Task instructions: Pick out the lines in the listing below that contain the word "with" and copy them.

Given information:
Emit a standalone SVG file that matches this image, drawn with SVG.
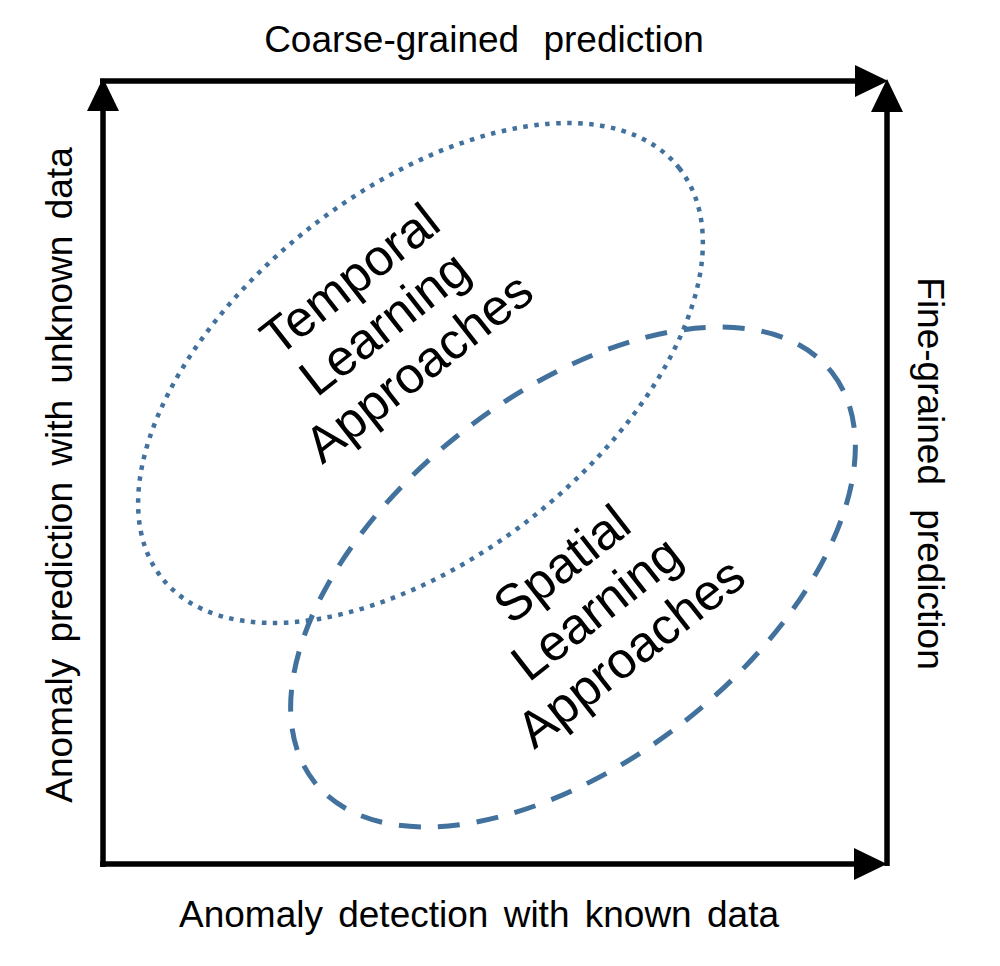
<svg xmlns="http://www.w3.org/2000/svg" width="1000" height="966" viewBox="0 0 1000 966">
<style>
.ax{stroke:#000;stroke-width:5.5;fill:none;marker-end:url(#ah)}
.lbl{font-family:"Liberation Sans",Arial,sans-serif;font-size:37px;fill:#000;text-anchor:middle}
.big{font-family:"Liberation Sans",Arial,sans-serif;font-size:51px;fill:#000;text-anchor:middle}
.ell{fill:none;stroke:#41719c}
</style>
<defs>
<marker id="ah" markerUnits="userSpaceOnUse" markerWidth="36" markerHeight="34" refX="2" refY="16" orient="auto" overflow="visible">
<path d="M0,0 L33,16 L0,32 Z" fill="#000"/>
</marker>
</defs>
<rect width="1000" height="966" fill="#fff"/>
<g id="connectors">
<line class="ax" x1="103" y1="867" x2="103" y2="109"/>
<line class="ax" x1="100" y1="81" x2="857" y2="81"/>
<line class="ax" x1="887" y1="866" x2="887" y2="110"/>
<line class="ax" x1="100" y1="864" x2="856" y2="864"/>
</g>
<g id="temporal">
<ellipse class="ell" cx="420.5" cy="373" rx="330" ry="182.5" transform="rotate(-38.4 420.5 373)" stroke-width="4.5" stroke-dasharray="4.5 6.5"/>
<g transform="translate(395 337) rotate(-38)">
<text class="big" x="0" y="-56">Temporal</text>
<text class="big" x="0" y="0">Learning</text>
<text class="big" x="0" y="56">Approaches</text>
</g>
</g>
<g id="spatial">
<ellipse class="ell" cx="573" cy="577" rx="330" ry="182.5" transform="rotate(-38.4 573 577)" stroke-width="5" stroke-dasharray="22 17"/>
<g transform="translate(607 622) rotate(-38)">
<text class="big" x="0" y="-56">Spatial</text>
<text class="big" x="0" y="0">Learning</text>
<text class="big" x="0" y="56">Approaches</text>
</g>
</g>
<g id="label-top"><text class="lbl" x="484" y="52" word-spacing="14">Coarse-grained prediction</text></g>
<g id="label-bottom"><text class="lbl" x="479" y="927" word-spacing="5">Anomaly detection with known data</text></g>
<g id="label-left"><text class="lbl" transform="translate(72 475) rotate(-90)" x="0" y="0" word-spacing="6">Anomaly prediction with unknown data</text></g>
<g id="label-right"><text class="lbl" transform="translate(918 473.5) rotate(90)" x="0" y="0" word-spacing="14">Fine-grained prediction</text></g>
</svg>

Full output:
Emit a standalone SVG file that matches this image, drawn with SVG.
<g id="label-bottom"><text class="lbl" x="479" y="927" word-spacing="5">Anomaly detection with known data</text></g>
<g id="label-left"><text class="lbl" transform="translate(72 475) rotate(-90)" x="0" y="0" word-spacing="6">Anomaly prediction with unknown data</text></g>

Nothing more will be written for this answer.